A lei, certamente não pode ser elaborada para atender interesses de grupos ou interesse governamental, ela tem de servir à Res-Publica. Também precisa ter enunciados claros para evitar interpretações diversas, que trarão ainda mais confusão e insegurança na sua aplicação. Por ter um índice tão alto de leis inconstitucionais, o Brasil evidencia que os detentores do poder acabam legislando em causa própria em detrimento dos direitos de todos os brasileiros.

-------------------------------------------------------------------------------- Somente com a segurança jurídica é possível combater os excessos do poder público e garantir a liberdade e a igualdade --------------------------------------------------------------------------------

O aspecto tributário não pode ser dissociado da cidadania, porque o tributo é a forma pela qual o indivíduo financia a coletividade, e abusos fundados em meros interesses arrecadatórios, além de tumultuar o Poder Judiciário, retira destes a possibilidade de investir em seu desenvolvimento econômico, deixando de gerar riquezas para todos. Empreender com segurança e estabilidade, sem sofrer abusos, não é apenas um direito dos brasileiros assegurado pelo ordenamento, mas uma necessidade de toda a sociedade para que tenhamos uma nação justa, desenvolvida e sem desigualdades sociais e regionais, promovendo o bem a todos (artigo 3º da Constituição Federal).

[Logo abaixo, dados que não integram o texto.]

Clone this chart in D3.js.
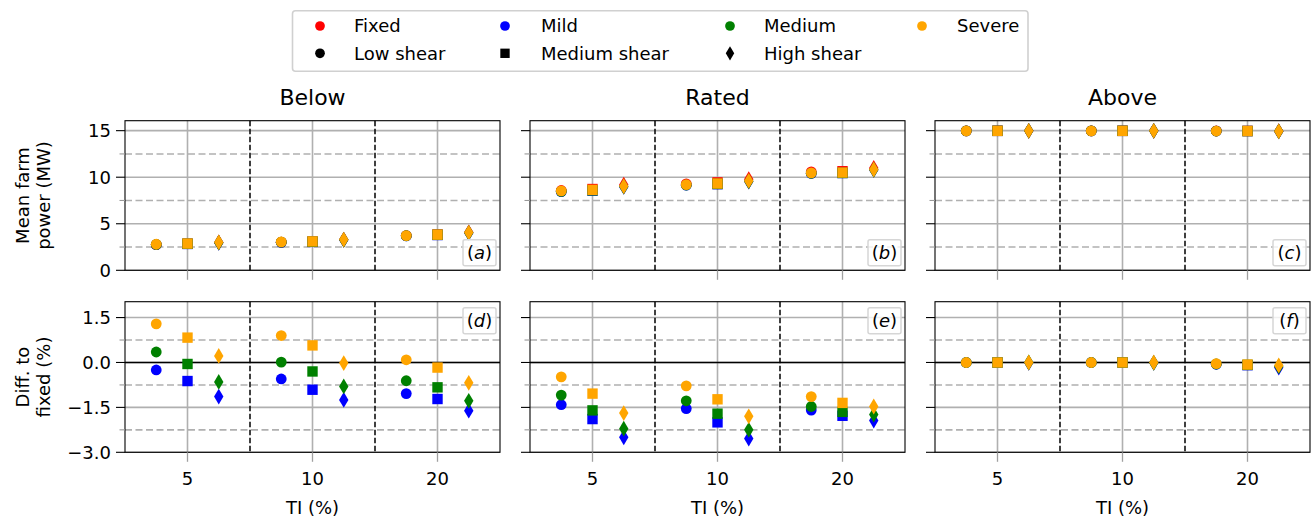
<!DOCTYPE html>
<html>
<head>
<meta charset="utf-8">
<script src="https://cdn.jsdelivr.net/npm/d3@7"></script>
<style>
  html, body { margin: 0; padding: 0; background: #fff; }
  svg { display: block; font-family: "DejaVu Sans", sans-serif; }
</style>
</head>
<body>
<svg id="chart" width="1315" height="520"></svg>
<script>
// ---------------- data ----------------
const regimes = ["Below", "Rated", "Above"];
const tiLabels = ["5", "10", "20"];
const shears = ["Low shear", "Medium shear", "High shear"];
const controls = ["Fixed", "Mild", "Medium", "Severe"];
const panelLettersTop = ["a", "b", "c"];
const panelLettersBottom = ["d", "e", "f"];

// values ordered: TI 5 (low, medium, high shear), TI 10 (...), TI 20 (...)
const powerBelowFixed  = [2.76, 2.85, 2.99, 3.02, 3.08, 3.30, 3.73, 3.84, 4.08];
const powerBelowMild   = [2.75, 2.83, 2.96, 3.00, 3.05, 3.26, 3.69, 3.79, 4.01];
const powerBelowMedium = [2.77, 2.85, 2.97, 3.02, 3.07, 3.27, 3.71, 3.81, 4.03];
const powerBelowSevere = [2.80, 2.87, 3.00, 3.05, 3.10, 3.30, 3.73, 3.83, 4.05];

const powerRatedFixed  = [8.57, 8.73, 9.19, 9.28, 9.44, 9.78, 10.58, 10.64, 10.99];
const powerRatedMild   = [8.45, 8.56, 8.96, 9.14, 9.25, 9.53, 10.41, 10.45, 10.78];
const powerRatedMedium = [8.48, 8.59, 8.99, 9.16, 9.28, 9.56, 10.42, 10.46, 10.80];
const powerRatedSevere = [8.53, 8.64, 9.03, 9.21, 9.32, 9.60, 10.46, 10.50, 10.83];

const powerAboveFixed  = [14.98, 14.98, 14.98, 14.98, 14.98, 14.98, 14.97, 14.97, 14.95];
const powerAboveMild   = [14.98, 14.98, 14.98, 14.98, 14.98, 14.98, 14.96, 14.96, 14.92];
const powerAboveMedium = [14.98, 14.98, 14.98, 14.98, 14.98, 14.98, 14.96, 14.96, 14.93];
const powerAboveSevere = [14.98, 14.98, 14.98, 14.98, 14.98, 14.98, 14.96, 14.96, 14.93];

const diffBelowMild   = [-0.25, -0.62, -1.14, -0.55, -0.91, -1.25, -1.04, -1.22, -1.61];
const diffBelowMedium = [0.35, -0.05, -0.65, 0.01, -0.30, -0.80, -0.61, -0.83, -1.28];
const diffBelowSevere = [1.29, 0.83, 0.22, 0.90, 0.57, -0.02, 0.09, -0.17, -0.68];

const diffRatedMild   = [-1.41, -1.89, -2.50, -1.54, -2.00, -2.54, -1.59, -1.78, -1.94];
const diffRatedMedium = [-1.09, -1.60, -2.21, -1.28, -1.71, -2.25, -1.47, -1.65, -1.74];
const diffRatedSevere = [-0.48, -1.04, -1.69, -0.78, -1.23, -1.80, -1.14, -1.35, -1.47];

const diffAboveMild   = [0.00, 0.00, -0.01, 0.00, 0.00, -0.01, -0.06, -0.09, -0.17];
const diffAboveMedium = [0.00, 0.00, 0.00, 0.00, 0.00, -0.01, -0.05, -0.08, -0.13];
const diffAboveSevere = [0.00, 0.00, 0.00, 0.00, 0.00, 0.00, -0.04, -0.07, -0.10];

const powerTicks = [0, 5, 10, 15];
const powerMinorTicks = [2.5, 7.5, 12.5];
const diffTicks = [-3.0, -1.5, 0.0, 1.5];
const diffMinorTicks = [-2.25, -0.75, 0.75];

// ---------------- assembly ----------------
const powerData = [
  [powerBelowFixed, powerBelowMild, powerBelowMedium, powerBelowSevere],
  [powerRatedFixed, powerRatedMild, powerRatedMedium, powerRatedSevere],
  [powerAboveFixed, powerAboveMild, powerAboveMedium, powerAboveSevere]
];
const diffData = [
  [null, diffBelowMild, diffBelowMedium, diffBelowSevere],
  [null, diffRatedMild, diffRatedMedium, diffRatedSevere],
  [null, diffAboveMild, diffAboveMedium, diffAboveSevere]
];

// ---------------- styles / layout ----------------
const colors = ["#ff0000", "#0000ff", "#008000", "#ffa500"];
const shearOffsets = [-0.25, 0, 0.25];
const FONT = 18;
const gridColor = "#b0b0b0";

const svg = d3.select("#chart");
const panelLefts = [125, 530, 935];
const panelW = 375;
const rows = [
  { top: 120.7, h: 149.6, domain: [0, 16.07], ticks: powerTicks, minor: powerMinorTicks,
    fmt: d => d3.format("d")(d), data: powerData, letters: panelLettersTop, zero: false,
    label: ["Mean farm", "power (MW)"], boxAtBottom: true },
  { top: 301.7, h: 150.6, domain: [-3.0, 2.03], ticks: diffTicks, minor: diffMinorTicks,
    fmt: d => d3.format(".1f")(d).replace("-", "\u2212"), data: diffData, letters: panelLettersBottom, zero: true,
    label: ["Diff. to", "fixed (%)"], boxAtBottom: false }
];

function drawMarker(g, shape, x, y, color, s) {
  const k = s || 1;
  if (shape === 0) {
    g.append("circle").attr("cx", x).attr("cy", y).attr("r", 5.4 * k).attr("fill", color);
  } else if (shape === 1) {
    const a = 10.4 * k;
    g.append("rect").attr("x", x - a / 2).attr("y", y - a / 2).attr("width", a).attr("height", a).attr("fill", color);
  } else {
    const hw = 4.7 * k, hh = 7.9 * k;
    g.append("path")
      .attr("d", `M${x},${y - hh}L${x + hw},${y}L${x},${y + hh}L${x - hw},${y}Z`)
      .attr("fill", color);
  }
}

rows.forEach((row, ri) => {
  const y = d3.scaleLinear().domain(row.domain).range([row.top + row.h, row.top]);

  // y label
  const midY = row.top + row.h / 2;
  const lab = svg.append("text")
    .attr("transform", `translate(29,${midY}) rotate(-90)`)
    .attr("text-anchor", "middle")
    .attr("font-size", FONT);
  lab.append("tspan").attr("x", 0).attr("dy", 0).text(row.label[0]);
  lab.append("tspan").attr("x", 0).attr("dy", 21).text(row.label[1]);

  regimes.forEach((reg, pi) => {
    const left = panelLefts[pi];
    const x = d3.scaleLinear().domain([-0.5, 2.5]).range([left, left + panelW]);
    const g = svg.append("g");

    // minor horizontal grid (dashed)
    row.minor.forEach(v => {
      g.append("line").attr("x1", left).attr("x2", left + panelW)
        .attr("y1", y(v)).attr("y2", y(v))
        .attr("stroke", gridColor).attr("stroke-width", 1.6).attr("stroke-dasharray", "7,3.5");
    });
    // major horizontal grid
    row.ticks.forEach(v => {
      g.append("line").attr("x1", left).attr("x2", left + panelW)
        .attr("y1", y(v)).attr("y2", y(v))
        .attr("stroke", gridColor).attr("stroke-width", 1.6);
    });
    // vertical grid at categories
    tiLabels.forEach((t, i) => {
      g.append("line").attr("x1", x(i)).attr("x2", x(i))
        .attr("y1", row.top).attr("y2", row.top + row.h)
        .attr("stroke", gridColor).attr("stroke-width", 1.6);
    });
    // category separators
    [0.5, 1.5].forEach(v => {
      g.append("line").attr("x1", x(v)).attr("x2", x(v))
        .attr("y1", row.top).attr("y2", row.top + row.h)
        .attr("stroke", "#000").attr("stroke-width", 1.5).attr("stroke-dasharray", "5.5,2.5");
    });
    if (row.zero) {
      g.append("line").attr("x1", left).attr("x2", left + panelW)
        .attr("y1", y(0)).attr("y2", y(0))
        .attr("stroke", "#000").attr("stroke-width", 1.7);
    }

    // markers
    const series = row.data[pi];
    controls.forEach((c, ci) => {
      const vals = series[ci];
      if (!vals) return;
      tiLabels.forEach((t, ti) => {
        shears.forEach((s, si) => {
          const v = vals[ti * 3 + si];
          drawMarker(g, si, x(ti + shearOffsets[si]), y(v), colors[ci]);
        });
      });
    });

    // spines
    g.append("rect").attr("x", left).attr("y", row.top).attr("width", panelW).attr("height", row.h)
      .attr("fill", "none").attr("stroke", "#000").attr("stroke-width", 1.1);

    // y ticks
    row.ticks.forEach(v => {
      g.append("line").attr("x1", left - 9).attr("x2", left).attr("y1", y(v)).attr("y2", y(v))
        .attr("stroke", "#000").attr("stroke-width", 1.1);
    });
    row.minor.forEach(v => {
      g.append("line").attr("x1", left - 5.5).attr("x2", left).attr("y1", y(v)).attr("y2", y(v))
        .attr("stroke", "#999").attr("stroke-width", 1.1);
    });
    if (pi === 0) {
      row.ticks.forEach(v => {
        g.append("text").attr("x", left - 14).attr("y", y(v)).attr("dy", "0.35em")
          .attr("text-anchor", "end").attr("font-size", FONT).text(row.fmt(v));
      });
    }
    // x ticks
    tiLabels.forEach((t, i) => {
      g.append("line").attr("x1", x(i)).attr("x2", x(i))
        .attr("y1", row.top + row.h).attr("y2", row.top + row.h + 9.5)
        .attr("stroke", "#a0a0a0").attr("stroke-width", 1.3);
      if (ri === 1) {
        g.append("text").attr("x", x(i)).attr("y", row.top + row.h + 33)
          .attr("text-anchor", "middle").attr("font-size", FONT).text(t);
      }
    });
    if (ri === 1) {
      g.append("text").attr("x", left + panelW / 2).attr("y", 514)
        .attr("text-anchor", "middle").attr("font-size", FONT).text("TI (%)");
    }
    if (ri === 0) {
      g.append("text").attr("x", left + panelW / 2).attr("y", 105)
        .attr("text-anchor", "middle").attr("font-size", 22).text(reg);
    }

    // panel letter box
    const bw = 33, bh = 26;
    const bx = left + panelW - bw - 4;
    const by = row.boxAtBottom ? row.top + row.h - bh - 4.5 : row.top + 6;
    g.append("rect").attr("x", bx).attr("y", by).attr("width", bw).attr("height", bh)
      .attr("rx", 2).attr("fill", "#fff").attr("fill-opacity", 0.8)
      .attr("stroke", "#d6d6d6").attr("stroke-width", 1.5);
    const lt = g.append("text").attr("x", bx + bw / 2).attr("y", by + bh / 2).attr("dy", "0.36em")
      .attr("text-anchor", "middle").attr("font-size", FONT);
    lt.append("tspan").text("(");
    lt.append("tspan").attr("font-style", "italic").text(row.letters[pi]);
    lt.append("tspan").text(")");
  });
});

// ---------------- legend ----------------
const leg = svg.append("g");
leg.append("rect").attr("x", 292.5).attr("y", 10.7).attr("width", 735.5).attr("height", 60.5)
  .attr("rx", 3).attr("fill", "#fff").attr("stroke", "#d0d0d0").attr("stroke-width", 1.6);
const colMarkerX = [320, 505, 730, 922];
const colTextX = [354, 541, 764, 957];
const rowY = [26, 53.3];
controls.forEach((c, i) => {
  drawMarker(leg, 0, colMarkerX[i], rowY[0], colors[i], 0.9);
  leg.append("text").attr("x", colTextX[i]).attr("y", rowY[0]).attr("dy", "0.36em")
    .attr("font-size", FONT).text(c);
});
shears.forEach((s, i) => {
  drawMarker(leg, i, colMarkerX[i], rowY[1], "#000", 0.9);
  leg.append("text").attr("x", colTextX[i]).attr("y", rowY[1]).attr("dy", "0.36em")
    .attr("font-size", FONT).text(s);
});
</script>
</body>
</html>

Quando a norma legal é clara no processo de sua elaboração e também no procedimento de sua aplicação - hoje ainda há muito descompasso entre o que a lei pretende e sua aplicabilidade - a sociedade tem a certeza de sua efetividade e pode antever não apenas o seu dia-a-dia, mas o resultado das decisões judiciais quando for necessário ingressar com ações, aumentando seu grau de previsibilidade. Por isso, o país consegue preservar sua segurança jurídica, permitindo uma redução dos conflitos, contribuindo para a celeridade da Justiça.

A quantidade de leis também contribuem sensivelmente para a insegurança jurídica no país. Temos um cipoal legislativo de normas legais, regulamentares e complementares, que tornam quase impossível para os operadores do Direito manterem-se atualizados. Estudo do IBPT apontou que nos primeiros 19 anos da Constituição Brasileira foram editadas 3,6 milhões de normas, o que resulta em 21 normas federais por dia, sem levar em conta as estaduais e municipais, a demonstrar que o princípio da eficiência por parte da Administração Pública foi totalmente relegado.

Outro fator que contribui para a insegurança jurídica é o entendimento divergente das cortes no país. Temos, por exemplo, decisões divergentes entre o Supremo Tribunal Federal e o Superior Tribunal de Justiça em determinadas matérias, como é o caso da cobrança da Cofins para as sociedades de profissão regulamentada, o que não contribui para trazer o entendimento entre as partes. Na verdade, isso gera mais instabilidade e até injustiças, acirrando o conflito existente na relação fisco-contribuinte.

A segurança jurídica é importantíssima porque alicerça a proteção aos cidadãos. Dela decorrem a segurança de todos os demais direitos individuais e coletivos. Assim, as normas legais passageiras , as normas que não pegam, as normas inconstitucionais, as normas que geram interpretações divergentes expõem ainda mais o desequilibro de forças entre o Estado e o cidadão. Somente com a segurança jurídica, é possível combater os excessos do poder público e garantir a liberdade, igualdade, segurança e a plenitude da cidadania.

Luiz Flávio Borges D'Urso, advogado criminalista, mestre e doutor pela USP, é presidente a OAB SP.

Walter Cardoso Henrique é advogado tributarista e presidente da Comissão de Assuntos Tributários da OAB SP.